The Copenhagen interpretation, developed by Niels Bohr and Werner Heisenberg in the 1920s, effectively drops realism. In this view, physical systems simply do not have definite properties until they are measured. The particle isn’t secretly heads or tails before you look. The act of measurement brings the outcome into existence. This is the interpretation most commonly taught in physics courses, though it leaves many people unsatisfied because it doesn’t explain what a measurement is or why observing a system should change it.
Other physicists prefer to keep realism but accept nonlocality. In this picture, particles do have definite properties at all times, but influences between entangled particles can act instantaneously across any distance. This preserves the intuition that things are real whether or not you look, at the cost of accepting that the universe contains connections that don’t respect the speed of light. Importantly, this kind of nonlocality still can’t be used to send messages faster than light, so it doesn’t violate relativity in the way you might fear.
The statistical (or ensemble) interpretation takes a more minimalist route. It treats the mathematical tools of quantum mechanics as tools for predicting the behavior of large groups of particles, not individual ones. The probability distribution is taken at face value. You can predict what a population of particles will do on average, but the theory simply doesn’t speak about individual particles. This sidesteps the question of what’s “really” happening to any single particle.
None of these interpretations has been experimentally distinguished from the others. They all predict the same measurement outcomes. The choice between them remains, for now, partly a matter of which assumption a physicist finds most expendable.

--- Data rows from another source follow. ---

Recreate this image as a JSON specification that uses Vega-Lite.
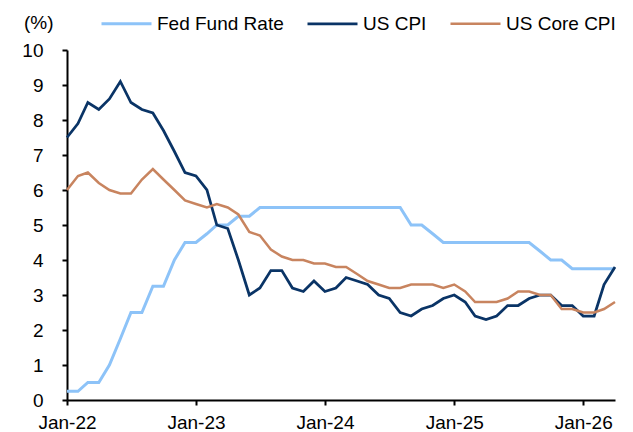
{
  "$schema": "https://vega.github.io/schema/vega-lite/v6.json",
  "width": 548,
  "height": 350,
  "autosize": {"type": "none"},
  "padding": {"left": 67, "top": 50, "right": 18, "bottom": 32},
  "config": {
    "view": {"stroke": null},
    "font": "Liberation Sans",
    "axis": {
      "domainColor": "#000000",
      "domainWidth": 2,
      "tickColor": "#000000",
      "tickWidth": 2,
      "tickSize": 5,
      "labelColor": "#000000",
      "labelFontSize": 19,
      "labelFont": "Liberation Sans",
      "labelFlush": false,
      "labelOverlap": false,
      "grid": false
    }
  },
  "data": {
    "values": [
      {"d": "2022-01-01", "s": "Fed Fund Rate", "v": 0.25},
      {"d": "2022-02-01", "s": "Fed Fund Rate", "v": 0.25},
      {"d": "2022-03-01", "s": "Fed Fund Rate", "v": 0.5},
      {"d": "2022-04-01", "s": "Fed Fund Rate", "v": 0.5},
      {"d": "2022-05-01", "s": "Fed Fund Rate", "v": 1.0},
      {"d": "2022-06-01", "s": "Fed Fund Rate", "v": 1.75},
      {"d": "2022-07-01", "s": "Fed Fund Rate", "v": 2.5},
      {"d": "2022-08-01", "s": "Fed Fund Rate", "v": 2.5},
      {"d": "2022-09-01", "s": "Fed Fund Rate", "v": 3.25},
      {"d": "2022-10-01", "s": "Fed Fund Rate", "v": 3.25},
      {"d": "2022-11-01", "s": "Fed Fund Rate", "v": 4.0},
      {"d": "2022-12-01", "s": "Fed Fund Rate", "v": 4.5},
      {"d": "2023-01-01", "s": "Fed Fund Rate", "v": 4.5},
      {"d": "2023-02-01", "s": "Fed Fund Rate", "v": 4.75},
      {"d": "2023-03-01", "s": "Fed Fund Rate", "v": 5.0},
      {"d": "2023-04-01", "s": "Fed Fund Rate", "v": 5.0},
      {"d": "2023-05-01", "s": "Fed Fund Rate", "v": 5.25},
      {"d": "2023-06-01", "s": "Fed Fund Rate", "v": 5.25},
      {"d": "2023-07-01", "s": "Fed Fund Rate", "v": 5.5},
      {"d": "2023-08-01", "s": "Fed Fund Rate", "v": 5.5},
      {"d": "2023-09-01", "s": "Fed Fund Rate", "v": 5.5},
      {"d": "2023-10-01", "s": "Fed Fund Rate", "v": 5.5},
      {"d": "2023-11-01", "s": "Fed Fund Rate", "v": 5.5},
      {"d": "2023-12-01", "s": "Fed Fund Rate", "v": 5.5},
      {"d": "2024-01-01", "s": "Fed Fund Rate", "v": 5.5},
      {"d": "2024-02-01", "s": "Fed Fund Rate", "v": 5.5},
      {"d": "2024-03-01", "s": "Fed Fund Rate", "v": 5.5},
      {"d": "2024-04-01", "s": "Fed Fund Rate", "v": 5.5},
      {"d": "2024-05-01", "s": "Fed Fund Rate", "v": 5.5},
      {"d": "2024-06-01", "s": "Fed Fund Rate", "v": 5.5},
      {"d": "2024-07-01", "s": "Fed Fund Rate", "v": 5.5},
      {"d": "2024-08-01", "s": "Fed Fund Rate", "v": 5.5},
      {"d": "2024-09-01", "s": "Fed Fund Rate", "v": 5.0},
      {"d": "2024-10-01", "s": "Fed Fund Rate", "v": 5.0},
      {"d": "2024-11-01", "s": "Fed Fund Rate", "v": 4.75},
      {"d": "2024-12-01", "s": "Fed Fund Rate", "v": 4.5},
      {"d": "2025-01-01", "s": "Fed Fund Rate", "v": 4.5},
      {"d": "2025-02-01", "s": "Fed Fund Rate", "v": 4.5},
      {"d": "2025-03-01", "s": "Fed Fund Rate", "v": 4.5},
      {"d": "2025-04-01", "s": "Fed Fund Rate", "v": 4.5},
      {"d": "2025-05-01", "s": "Fed Fund Rate", "v": 4.5},
      {"d": "2025-06-01", "s": "Fed Fund Rate", "v": 4.5},
      {"d": "2025-07-01", "s": "Fed Fund Rate", "v": 4.5},
      {"d": "2025-08-01", "s": "Fed Fund Rate", "v": 4.5},
      {"d": "2025-09-01", "s": "Fed Fund Rate", "v": 4.25},
      {"d": "2025-10-01", "s": "Fed Fund Rate", "v": 4.0},
      {"d": "2025-11-01", "s": "Fed Fund Rate", "v": 4.0},
      {"d": "2025-12-01", "s": "Fed Fund Rate", "v": 3.75},
      {"d": "2026-01-01", "s": "Fed Fund Rate", "v": 3.75},
      {"d": "2026-02-01", "s": "Fed Fund Rate", "v": 3.75},
      {"d": "2026-03-01", "s": "Fed Fund Rate", "v": 3.75},
      {"d": "2026-04-01", "s": "Fed Fund Rate", "v": 3.75},
      {"d": "2022-01-01", "s": "US CPI", "v": 7.5},
      {"d": "2022-02-01", "s": "US CPI", "v": 7.9},
      {"d": "2022-03-01", "s": "US CPI", "v": 8.5},
      {"d": "2022-04-01", "s": "US CPI", "v": 8.3},
      {"d": "2022-05-01", "s": "US CPI", "v": 8.6},
      {"d": "2022-06-01", "s": "US CPI", "v": 9.1},
      {"d": "2022-07-01", "s": "US CPI", "v": 8.5},
      {"d": "2022-08-01", "s": "US CPI", "v": 8.3},
      {"d": "2022-09-01", "s": "US CPI", "v": 8.2},
      {"d": "2022-10-01", "s": "US CPI", "v": 7.7},
      {"d": "2022-11-01", "s": "US CPI", "v": 7.1},
      {"d": "2022-12-01", "s": "US CPI", "v": 6.5},
      {"d": "2023-01-01", "s": "US CPI", "v": 6.4},
      {"d": "2023-02-01", "s": "US CPI", "v": 6.0},
      {"d": "2023-03-01", "s": "US CPI", "v": 5.0},
      {"d": "2023-04-01", "s": "US CPI", "v": 4.9},
      {"d": "2023-05-01", "s": "US CPI", "v": 4.0},
      {"d": "2023-06-01", "s": "US CPI", "v": 3.0},
      {"d": "2023-07-01", "s": "US CPI", "v": 3.2},
      {"d": "2023-08-01", "s": "US CPI", "v": 3.7},
      {"d": "2023-09-01", "s": "US CPI", "v": 3.7},
      {"d": "2023-10-01", "s": "US CPI", "v": 3.2},
      {"d": "2023-11-01", "s": "US CPI", "v": 3.1},
      {"d": "2023-12-01", "s": "US CPI", "v": 3.4},
      {"d": "2024-01-01", "s": "US CPI", "v": 3.1},
      {"d": "2024-02-01", "s": "US CPI", "v": 3.2},
      {"d": "2024-03-01", "s": "US CPI", "v": 3.5},
      {"d": "2024-04-01", "s": "US CPI", "v": 3.4},
      {"d": "2024-05-01", "s": "US CPI", "v": 3.3},
      {"d": "2024-06-01", "s": "US CPI", "v": 3.0},
      {"d": "2024-07-01", "s": "US CPI", "v": 2.9},
      {"d": "2024-08-01", "s": "US CPI", "v": 2.5},
      {"d": "2024-09-01", "s": "US CPI", "v": 2.4},
      {"d": "2024-10-01", "s": "US CPI", "v": 2.6},
      {"d": "2024-11-01", "s": "US CPI", "v": 2.7},
      {"d": "2024-12-01", "s": "US CPI", "v": 2.9},
      {"d": "2025-01-01", "s": "US CPI", "v": 3.0},
      {"d": "2025-02-01", "s": "US CPI", "v": 2.8},
      {"d": "2025-03-01", "s": "US CPI", "v": 2.4},
      {"d": "2025-04-01", "s": "US CPI", "v": 2.3},
      {"d": "2025-05-01", "s": "US CPI", "v": 2.4},
      {"d": "2025-06-01", "s": "US CPI", "v": 2.7},
      {"d": "2025-07-01", "s": "US CPI", "v": 2.7},
      {"d": "2025-08-01", "s": "US CPI", "v": 2.9},
      {"d": "2025-09-01", "s": "US CPI", "v": 3.0},
      {"d": "2025-10-01", "s": "US CPI", "v": 3.0},
      {"d": "2025-11-01", "s": "US CPI", "v": 2.7},
      {"d": "2025-12-01", "s": "US CPI", "v": 2.7},
      {"d": "2026-01-01", "s": "US CPI", "v": 2.4},
      {"d": "2026-02-01", "s": "US CPI", "v": 2.4},
      {"d": "2026-03-01", "s": "US CPI", "v": 3.3},
      {"d": "2026-04-01", "s": "US CPI", "v": 3.8},
      {"d": "2022-01-01", "s": "US Core CPI", "v": 6.0},
      {"d": "2022-02-01", "s": "US Core CPI", "v": 6.4},
      {"d": "2022-03-01", "s": "US Core CPI", "v": 6.5},
      {"d": "2022-04-01", "s": "US Core CPI", "v": 6.2},
      {"d": "2022-05-01", "s": "US Core CPI", "v": 6.0},
      {"d": "2022-06-01", "s": "US Core CPI", "v": 5.9},
      {"d": "2022-07-01", "s": "US Core CPI", "v": 5.9},
      {"d": "2022-08-01", "s": "US Core CPI", "v": 6.3},
      {"d": "2022-09-01", "s": "US Core CPI", "v": 6.6},
      {"d": "2022-10-01", "s": "US Core CPI", "v": 6.3},
      {"d": "2022-11-01", "s": "US Core CPI", "v": 6.0},
      {"d": "2022-12-01", "s": "US Core CPI", "v": 5.7},
      {"d": "2023-01-01", "s": "US Core CPI", "v": 5.6},
      {"d": "2023-02-01", "s": "US Core CPI", "v": 5.5},
      {"d": "2023-03-01", "s": "US Core CPI", "v": 5.6},
      {"d": "2023-04-01", "s": "US Core CPI", "v": 5.5},
      {"d": "2023-05-01", "s": "US Core CPI", "v": 5.3},
      {"d": "2023-06-01", "s": "US Core CPI", "v": 4.8},
      {"d": "2023-07-01", "s": "US Core CPI", "v": 4.7},
      {"d": "2023-08-01", "s": "US Core CPI", "v": 4.3},
      {"d": "2023-09-01", "s": "US Core CPI", "v": 4.1},
      {"d": "2023-10-01", "s": "US Core CPI", "v": 4.0},
      {"d": "2023-11-01", "s": "US Core CPI", "v": 4.0},
      {"d": "2023-12-01", "s": "US Core CPI", "v": 3.9},
      {"d": "2024-01-01", "s": "US Core CPI", "v": 3.9},
      {"d": "2024-02-01", "s": "US Core CPI", "v": 3.8},
      {"d": "2024-03-01", "s": "US Core CPI", "v": 3.8},
      {"d": "2024-04-01", "s": "US Core CPI", "v": 3.6},
      {"d": "2024-05-01", "s": "US Core CPI", "v": 3.4},
      {"d": "2024-06-01", "s": "US Core CPI", "v": 3.3},
      {"d": "2024-07-01", "s": "US Core CPI", "v": 3.2},
      {"d": "2024-08-01", "s": "US Core CPI", "v": 3.2},
      {"d": "2024-09-01", "s": "US Core CPI", "v": 3.3},
      {"d": "2024-10-01", "s": "US Core CPI", "v": 3.3},
      {"d": "2024-11-01", "s": "US Core CPI", "v": 3.3},
      {"d": "2024-12-01", "s": "US Core CPI", "v": 3.2},
      {"d": "2025-01-01", "s": "US Core CPI", "v": 3.3},
      {"d": "2025-02-01", "s": "US Core CPI", "v": 3.1},
      {"d": "2025-03-01", "s": "US Core CPI", "v": 2.8},
      {"d": "2025-04-01", "s": "US Core CPI", "v": 2.8},
      {"d": "2025-05-01", "s": "US Core CPI", "v": 2.8},
      {"d": "2025-06-01", "s": "US Core CPI", "v": 2.9},
      {"d": "2025-07-01", "s": "US Core CPI", "v": 3.1},
      {"d": "2025-08-01", "s": "US Core CPI", "v": 3.1},
      {"d": "2025-09-01", "s": "US Core CPI", "v": 3.0},
      {"d": "2025-10-01", "s": "US Core CPI", "v": 3.0},
      {"d": "2025-11-01", "s": "US Core CPI", "v": 2.6},
      {"d": "2025-12-01", "s": "US Core CPI", "v": 2.6},
      {"d": "2026-01-01", "s": "US Core CPI", "v": 2.5},
      {"d": "2026-02-01", "s": "US Core CPI", "v": 2.5},
      {"d": "2026-03-01", "s": "US Core CPI", "v": 2.6},
      {"d": "2026-04-01", "s": "US Core CPI", "v": 2.8}
    ]
  },
  "mark": {"type": "line", "strokeJoin": "miter"},
  "encoding": {
    "x": {
      "field": "d",
      "type": "temporal",
      "scale": {
        "type": "utc",
        "domain": [
          {"year": 2022, "month": 1, "date": 1, "utc": true},
          {"year": 2026, "month": 4, "date": 1, "utc": true}
        ]
      },
      "axis": {
        "title": null,
        "format": "%b-%y",
        "labelPadding": 8,
        "labelAlign": "center",
        "values": [
          {"year": 2022, "month": 1, "date": 1, "utc": true},
          {"year": 2023, "month": 1, "date": 1, "utc": true},
          {"year": 2024, "month": 1, "date": 1, "utc": true},
          {"year": 2025, "month": 1, "date": 1, "utc": true},
          {"year": 2026, "month": 1, "date": 1, "utc": true}
        ]
      }
    },
    "y": {
      "field": "v",
      "type": "quantitative",
      "scale": {"domain": [0, 10], "nice": false},
      "axis": {
        "values": [0, 1, 2, 3, 4, 5, 6, 7, 8, 9, 10],
        "labelPadding": 19,
        "title": "(%)",
        "titleAngle": 0,
        "titleAlign": "right",
        "titleBaseline": "middle",
        "titleX": -14,
        "titleY": -28,
        "titleFontSize": 19,
        "titleFontWeight": "normal",
        "titleColor": "#000000",
        "titleFont": "Liberation Sans"
      }
    },
    "color": {
      "field": "s",
      "type": "nominal",
      "scale": {
        "domain": ["Fed Fund Rate", "US CPI", "US Core CPI"],
        "range": ["#8DC3F8", "#0A3466", "#C8845F"]
      },
      "legend": {
        "title": null,
        "orient": "none",
        "direction": "horizontal",
        "legendX": 33,
        "legendY": -53,
        "symbolType": "stroke",
        "symbolSize": 2500,
        "symbolStrokeWidth": 3,
        "labelFontSize": 19,
        "labelFont": "Liberation Sans",
        "labelColor": "#000000",
        "labelOffset": 4,
        "columnPadding": 18,
        "labelLimit": 300
      }
    },
    "strokeWidth": {
      "field": "s",
      "type": "nominal",
      "scale": {
        "domain": ["Fed Fund Rate", "US CPI", "US Core CPI"],
        "range": [3, 2.5, 2.5]
      },
      "legend": null
    }
  }
}
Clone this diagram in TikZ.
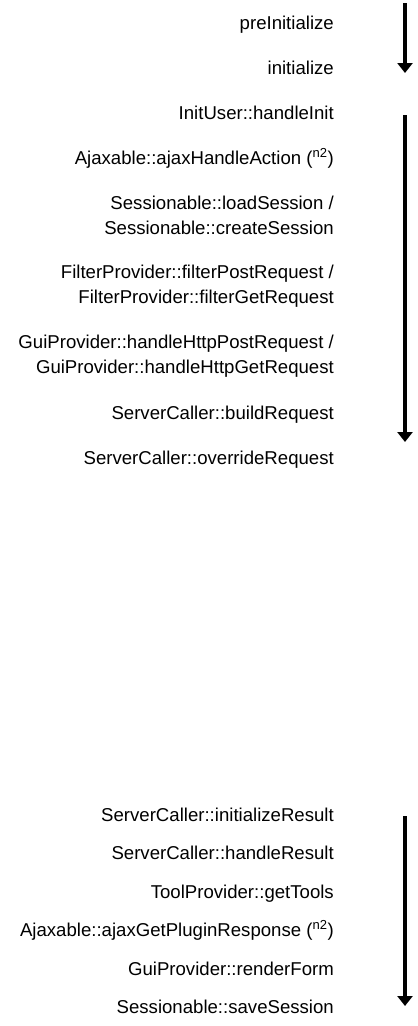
\documentclass[tikz,border=0pt]{standalone}
\usepackage{fontspec}
\setmainfont{Liberation Sans}
\usetikzlibrary{arrows.meta}
\begin{document}
\begin{tikzpicture}[x=1bp,y=-1bp,
  lbl/.style={anchor=base east,inner sep=0pt,font=\fontsize{18.6bp}{22bp}\selectfont},
  flow/.style={line width=4.5bp,-{Triangle[width=15bp,length=10bp]}}]
\useasboundingbox (0,0) rectangle (417,1026);
\def\tx{334}
\node[lbl] (a1) at (\tx,29) {preInitialize};
\node[lbl] (a2) at (\tx,74) {initialize};
\node[lbl] (b1) at (\tx,119) {InitUser::handleInit};
\node[lbl] (b2) at (\tx,164) {Ajaxable::ajaxHandleAction (\textsuperscript{n2})};
\node[lbl] (b3) at (\tx,209) {Sessionable::loadSession /};
\node[lbl] (b3b) at (\tx,234) {Sessionable::createSession};
\node[lbl] (b4) at (\tx,278) {FilterProvider::filterPostRequest /};
\node[lbl] (b4b) at (\tx,303) {FilterProvider::filterGetRequest};
\node[lbl] (b5) at (\tx,348) {GuiProvider::handleHttpPostRequest /};
\node[lbl] (b5b) at (\tx,373) {GuiProvider::handleHttpGetRequest};
\node[lbl] (b6) at (\tx,419) {ServerCaller::buildRequest};
\node[lbl] (b7) at (\tx,464) {ServerCaller::overrideRequest};
\node[lbl] (c1) at (\tx,821) {ServerCaller::initializeResult};
\node[lbl] (c2) at (\tx,859.5) {ServerCaller::handleResult};
\node[lbl] (c3) at (\tx,898) {ToolProvider::getTools};
\node[lbl] (c4) at (\tx,936) {Ajaxable::ajaxGetPluginResponse (\textsuperscript{n2})};
\node[lbl] (c5) at (\tx,975) {GuiProvider::renderForm};
\node[lbl] (c6) at (\tx,1013) {Sessionable::saveSession};
\coordinate (s1) at (405,3);
\coordinate (e1) at (405,73);
\coordinate (s2) at (405,115);
\coordinate (e2) at (405,442);
\coordinate (s3) at (405,816);
\coordinate (e3) at (405,1006);
\draw[flow] (s1) -- (e1);
\draw[flow] (s2) -- (e2);
\draw[flow] (s3) -- (e3);
\end{tikzpicture}
\end{document}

Why It Matters Beyond Physics Class
The violation of local realism isn’t just a philosophical curiosity. It has practical consequences, particularly in quantum cryptography. Quantum key distribution protocols use entangled particles to generate encryption keys between two parties. The security of these systems rests on the fact that entangled particles violate Bell’s inequality. If an eavesdropper tries to intercept or mimic the entangled particles using any local realist strategy (hidden copies, pre-arranged values), the correlations they produce will fall below Bell’s limit, and the eavesdropping becomes detectable.
Researchers at UC San Diego have noted that quantifying exactly how much “freedom of choice” an attacker would need to fake quantum entanglement helps determine how easy it would be to break certain quantum encryption schemes. The stronger the Bell violation in an experiment, the harder it is for any classical strategy to replicate it, and the more secure the communication channel becomes.
Local realism, in short, is the intuitive picture of reality that most of us carry by default. Particles have properties, and nothing acts at a distance without a signal. Quantum mechanics forced physicists to confront the failure of that picture, and the experiments confirming that failure are among the most rigorously tested results in all of physics.